My Charvel Jackson, bought more than 10 years back...

Beginners’ dream guitars are usually founded upon aesthetic value and perceived quality. Referring to today’s beginners, they are often bombarded with huge amount of information made available in the net. Most of them would have trouble sorting and discerning the abundance information. To emphasize, beginners should not be taken as young people as there are many adult beginners too. The big brands, mostly with huge marketing budgets will likely win their hearts over, therefore it is common for big brands’ guitars to assume as their dream guitars too. However, it is hard to ascertain if this perception towards big brands will stay long enough to secure a purchase. It is also usual for beginners to have limited vocabulary when describing the extrinsic and intrinsic qualities of their dream guitars. As I could recall, my dream guitar a decade ago was a six-string Guild when I saw Slash playing one in an acoustic number. Not too long after, I saw one seated in a showcase in one of the big retail chains in Singapore, beyond my reach … not sure if it is still sitting there today …

My Guild F50R, was a dream guitar
The intermediate to advance players’ dream guitars; how different are the two groups compared to beginners? The key differentiations are accounted by proficiency in playing, knowledge of guitars and revelation of one’s inclination in guitar playing. Budget is a plausible factor but it is less certain in the context of the said two groups. As one became proficient in playing, he or she would begin to discover the intrinsic properties of a guitar. E.g. able to recognize tonal differences among various tone woods. The perception of playability in relation to his or her preferences or style of playing will become lucid and comprehensible. A persistent player will finally realize his or her love in guitar playing which comprises the playability, type of strings, neck profile, guitar finishing, guitar body sizes, playing postures, tonal responses, brand loyalty, and aesthetic value. With these revelations, identifying a dream guitar should not be a problem. In summary, the two groups know their likes and wants, and able to describe clearly the properties that they are looking for. They are also able to moderate their wants and needs better than the beginners.
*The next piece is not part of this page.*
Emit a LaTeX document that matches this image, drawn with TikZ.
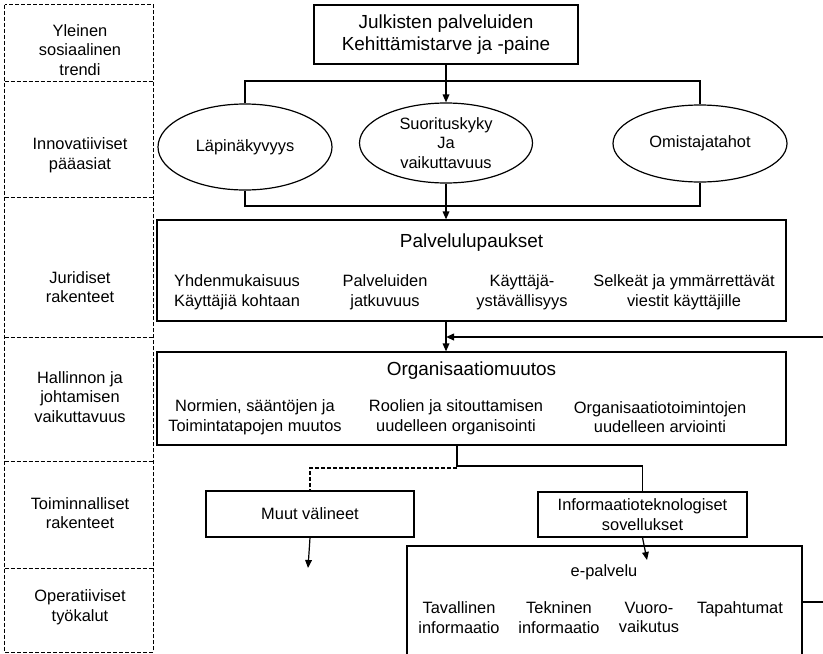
\documentclass[tikz,border=0pt]{standalone}
\usepackage{fontspec}
\setmainfont{Liberation Sans}
\usetikzlibrary{arrows.meta,shapes.geometric}
\begin{document}
\begin{tikzpicture}[x=0.75pt,y=-0.75pt,
  every node/.style={font=\fontsize{12.3}{14.8}\selectfont, align=center, inner sep=0pt},
  title/.style={font=\fontsize{14.2}{17}\selectfont},
  box/.style={draw, line width=0.9pt, rectangle},
  oval/.style={draw, line width=0.9pt, ellipse},
  band/.style={rectangle, minimum width=111pt},
  link/.style={line width=0.9pt},
  dlink/.style={line width=1.1pt, dash pattern=on 3pt off 1.5pt},
  arr/.style={line width=0.9pt, -{Triangle[length=6pt,width=5pt]}},
]
\useasboundingbox (0,0) rectangle (823,653);

% level bands on the left
\node[band, minimum height=57pt]    (b1) at (79,43) {};
\node[band, minimum height=87pt]    (b2) at (79,139) {};
\node[band, minimum height=105pt]   (b3) at (79,267) {};
\node[band, minimum height=93pt]    (b4) at (79,399) {};
\node[band, minimum height=80.25pt] (b5) at (79,514.5) {};
\node[band, minimum height=63pt]    (b6) at (79,610) {};
\draw[dlink] (b1.north west) rectangle (b6.south east);
\foreach \b in {b1,b2,b3,b4,b5}
  \draw[dlink] (\b.south west) -- (\b.south east);

\node (t1) at (80,50)  {Yleinen\\sosiaalinen\\trendi};
\node (t2) at (80,155) {Innovatiiviset\\pääasiat};
\node (t3) at (80,287) {Juridiset\\rakenteet};
\node (t4) at (80,397) {Hallinnon ja\\johtamisen\\vaikuttavuus};
\node (t5) at (80,513) {Toiminnalliset\\rakenteet};
\node (t6) at (80,607) {Operatiiviset\\työkalut};

% top box
\node[box, title, minimum width=198pt, minimum height=44.25pt] (top) at (446,34.5)
  {Julkisten palveluiden\\Kehittämistarve ja -paine};

% innovation ellipses
\node[oval, minimum width=130.5pt, minimum height=64.5pt] (lap) at (245,147) {Läpinäkyvyys};
\node[oval, minimum width=129.75pt, minimum height=60pt] (suo) at (446,143) {Suorituskyky\\Ja\\vaikuttavuus};
\node[oval, minimum width=130.5pt, minimum height=57.75pt] (omi) at (700,143.5) {Omistajatahot};

\coordinate (busTop) at (446,81);
\coordinate (busBot) at (446,206);
\draw[link] (lap.north) -- (lap.north |- busTop) -- (omi.north |- busTop) -- (omi.north);
\draw[link] (lap.south) -- (lap.south |- busBot) -- (omi.south |- busBot) -- (omi.south);
\draw[arr] (top.south) -- (suo.north);

% service promises
\node[box, minimum width=471.75pt, minimum height=75.75pt] (lupa) at (471.5,270.5) {};
\node[title] (lupaT) at (471.5,243) {Palvelulupaukset};
\node (l1) at (237,292.5) {Yhdenmukaisuus\\Käyttäjiä kohtaan};
\node (l2) at (385,292.5) {Palveluiden\\jatkuvuus};
\node (l3) at (522,292.5) {Käyttäjä-\\ystävällisyys};
\node (l4) at (684,292.5) {Selkeät ja ymmärrettävät\\viestit käyttäjille};
\draw[arr] (suo.south) -- (suo.south |- lupa.north);

% organisational change
\node[box, minimum width=471.75pt, minimum height=69.75pt] (org) at (471.5,398.5) {};
\node[title] (orgT) at (471.5,371) {Organisaatiomuutos};
\node (o1) at (255,417) {Normien, sääntöjen ja\\Toimintatapojen muutos};
\node (o2) at (456,417) {Roolien ja sitouttamisen\\uudelleen organisointi};
\node (o3) at (660,417) {Organisaatiotoimintojen\\uudelleen arviointi};
\draw[arr] (lupa.south -| suo.south) -- (org.north -| suo.south);

\coordinate (fbIn) at (823,337);
\draw[arr, line width=1.3pt] (fbIn) -- (fbIn -| suo.south);

% tools
\node[box, minimum width=156pt, minimum height=34.5pt] (muut) at (310,514) {Muut välineet};
\node[box, minimum width=156.75pt, minimum height=33.75pt] (it) at (642.5,514.5)
  {Informaatioteknologiset\\sovellukset};

\coordinate (fork) at (457,466);
\coordinate (forkD) at (457,468);
\draw[link] (org.south -| fork) -- (fork) -| (it.north);
\draw[dlink, line width=0.9pt] (forkD) -| (muut.north);

\coordinate (muutEnd) at (308,568);
\draw[arr] (muut.south) -- (muutEnd);

% e-service box
\node[box, minimum width=296.25pt, minimum height=130.5pt] (epal) at (604.5,633) {};
\node (eT) at (604,572) {e-palvelu};
\node (e1) at (459,617.5) {Tavallinen\\informaatio};
\node (e2) at (559,617.5) {Tekninen\\informaatio};
\node (e3) at (649,617.5) {Vuoro-\\vaikutus};
\node (e4) at (740,609) {Tapahtumat};

\coordinate (itEnd) at (647,560);
\draw[arr] (it.south) -- (itEnd);

\coordinate (fbOut) at (823,602);
\draw[link] (fbOut -| epal.east) -- (fbOut);
\end{tikzpicture}
\end{document}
There is another unique group; the collectors. Suffice to say that dream guitar is not the appropriate term to be used. Instead dream guitars should be applied to this group. They can be anyone who plays very well or total novices but they have one thing in common, i.e. big budget and shrew taste buds. These collectors actively seek out for guitars that fit their requirements. Prices are the least of their concern. Playability is unlikely a priority for them. Critical to them is the collectable value of the guitars. Some common indicators that make up the collectable value are, year of make, scarcity wood type, maker’s reputation, unique features, intricacy of the construct, marketing hypes, aesthetic value, etc. Every guitar is a dream guitar and they don’t usually stop at one.

It is innate in us to dream, let alone the entitlement to conceive of a dream guitar in one’s mind. Dreams never stay at one place and would the concept of dream guitar be different? Without dreams, there will be no fun, much less any hope. In some sense, having a dream guitar keeps us going and playing. As we play more, the dream guitars in our minds also transformed by the increase in discernment due to more time spent in playing and learning. In the end, the dream guitar in one’s mind evolves, develops and grows as the person would over time. In a nutshell, there is no escape from changing.

Is there really a dream guitar out there waiting for you and me?

For the record, I have bought the mentioned Guild eventually … and I have sold it eventually… the search isn’t over …

Don’t stop dreaming, if one does, he may still exist but has ceased to live.